DiRAC deploys supercomputers at four universities: Cambridge, Durham, Edinburgh and Leicester; the Project Office is at University College London. Technical teams at the four sites provide expert support to DiRAC users and work with industry partners on innovation projects.


The Data Accelerator in DiRAC’s Data Intensive Service uses flash storage to accelerate data-intensive workflows. Inspired and co-funded by DiRAC, and developed in collaboration with Dell-EMC, on deployment it was the world’s fastest storage system (IO500, June 2019).


The HPE/Arm/Suse “Catalyst UK” programme deployed an Arm-based HPC cluster within the DiRAC Data Intensive Service to drive the adoption of Arm processors in super-computing. To date, the system has supported research, user training and testing of system software.


The Memory Intensive system at Durham pioneered the use of a solid-state memory “burst-buffer”, dramatically reducing the time taken to save output data and increasing the effective computing power by around 13%. It is being used as a reference system by Dell-EMC.


Partnership between DiRAC and the Intel Pathfinding and Architecture Group has influenced the shape of future Intel HPC systems, including exascale hardware, novel network topologies and a patented new data format, bfloat16, for machine learning applications.


The DiRAC project office has supported nine STFC-funded Innovation Placements, which embed DiRAC students and post-doctoral researchers in external private and public sector partners to carry out projects in areas from computing hardware to NHS clinical care.
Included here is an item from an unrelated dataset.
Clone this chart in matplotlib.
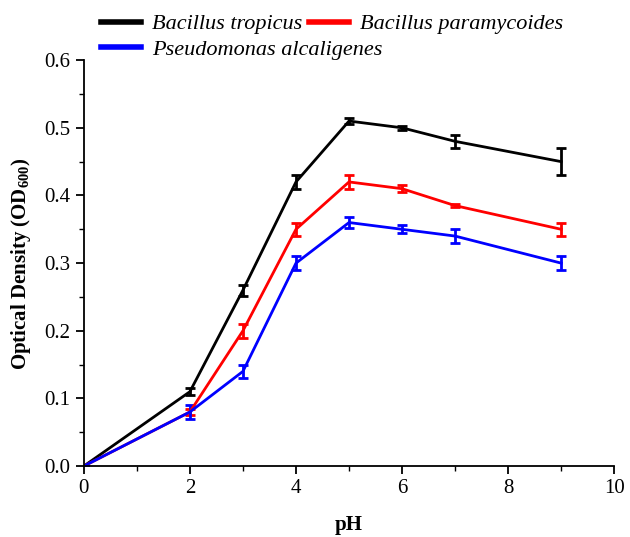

A distributed, UK-wide supercomputing facility funded by STFC, UKRI and BEIS. Researchers use DiRAC to study black holes, galaxies and subatomic particles, to explore the demise of the dinosaurs, develop new tools to tackle coronavirus, and harness artificial intelligence. DiRAC’s programme of innovation and industrial engagement has led to numerous highly successful industrial collaborations over the last decade. DiRAC’s reputation for creating and disseminating leading-edge technology across the UK attracts repeat industrial investment and drives new partnership activities.

Dark Matter

National HPC services within DiRAC enable STFC researchers to deliver world-leading science in particle physics, astrophysics, cosmology and nuclear physics. Since 2014, DiRAC researchers have published more than 1,220 papers which have been cited over 71,000 times.

Binary Code

DiRAC has a team of Research Software Engineers who work with scientists to ensure that their software can optimally exploit the computing power of the DiRAC supercomputers. Team members often move into roles within industry, helping companies to harness the power of HPC.

Real-World Applications

Since its inception in 2012 DiRAC has trained more than 100 students annually. Almost a quarter of these have graduate destinations in technical fields in the private sector, supporting companies in harnessing the power of HPC and contributing more than £50m to the UK Exchequer.


HPC is essential for studying complex biological structures such as viruses, allowing vaccines and drugs to be identified quickly. DiRAC supports consortia working on Covid-19: HEC BioSim, Scottish COVID-19 Response Consortium, JUNE modelling team, Folding@home, HPC consortium. The development of the JUNE agent-based model by a team of 10 PhD students, postdocs and academic staff at Durham with two collaborators at UCL was supported by access to computing resources and staff effort from the DiRAC Memory Intensive service at Durham


Exposure to solar storms would prove fatal to astronauts. DiRAC provides cutting-edge supercomputing systems which are enabling UK-led breakthroughs in solar weather forecasting, preparing for the safest approach to boundary-pushing space travel and exploration. DiRAC simulations are used to interpret data from major international satellite missions, such as Planck and Gaia. There is a growing synergy between the methods used for analysis of the outputs of large-scale simulations and the processing of satellite data streams.


A DiRAC-supported Innovation Placement student, based at Guy’s & St Thomas’ Trust with the Palliative Care Team, used machine learning to develop an Advanced Care Planning model. It identified those at risk of serious decline, greatly improving the care of frail patients. A Neural Net was also developed to help administrative staff to identify palliative care patients requiring extra appointment reminders, reducing ‘do not appear’ rates, improving patient outcomes and saving the NHS money.


The Eagle simulation took 5 years of development but the returns were immense: it was one of the first simulations to produce a realistic population of galaxies in a full cosmological framework. It led to the most cited paper in space science (out of 28,000) published in 2015.

Smart Cities

DiRAC researchers support the application of artificial intelligence in new sectors including Government decision-making, planning and transportation. The Department of Work and Pensions are exploring the application of machine learning tools developed by DiRAC scientists, and a DiRAC innovation placement with Transport for London worked on a project aimed at keeping the Underground moving.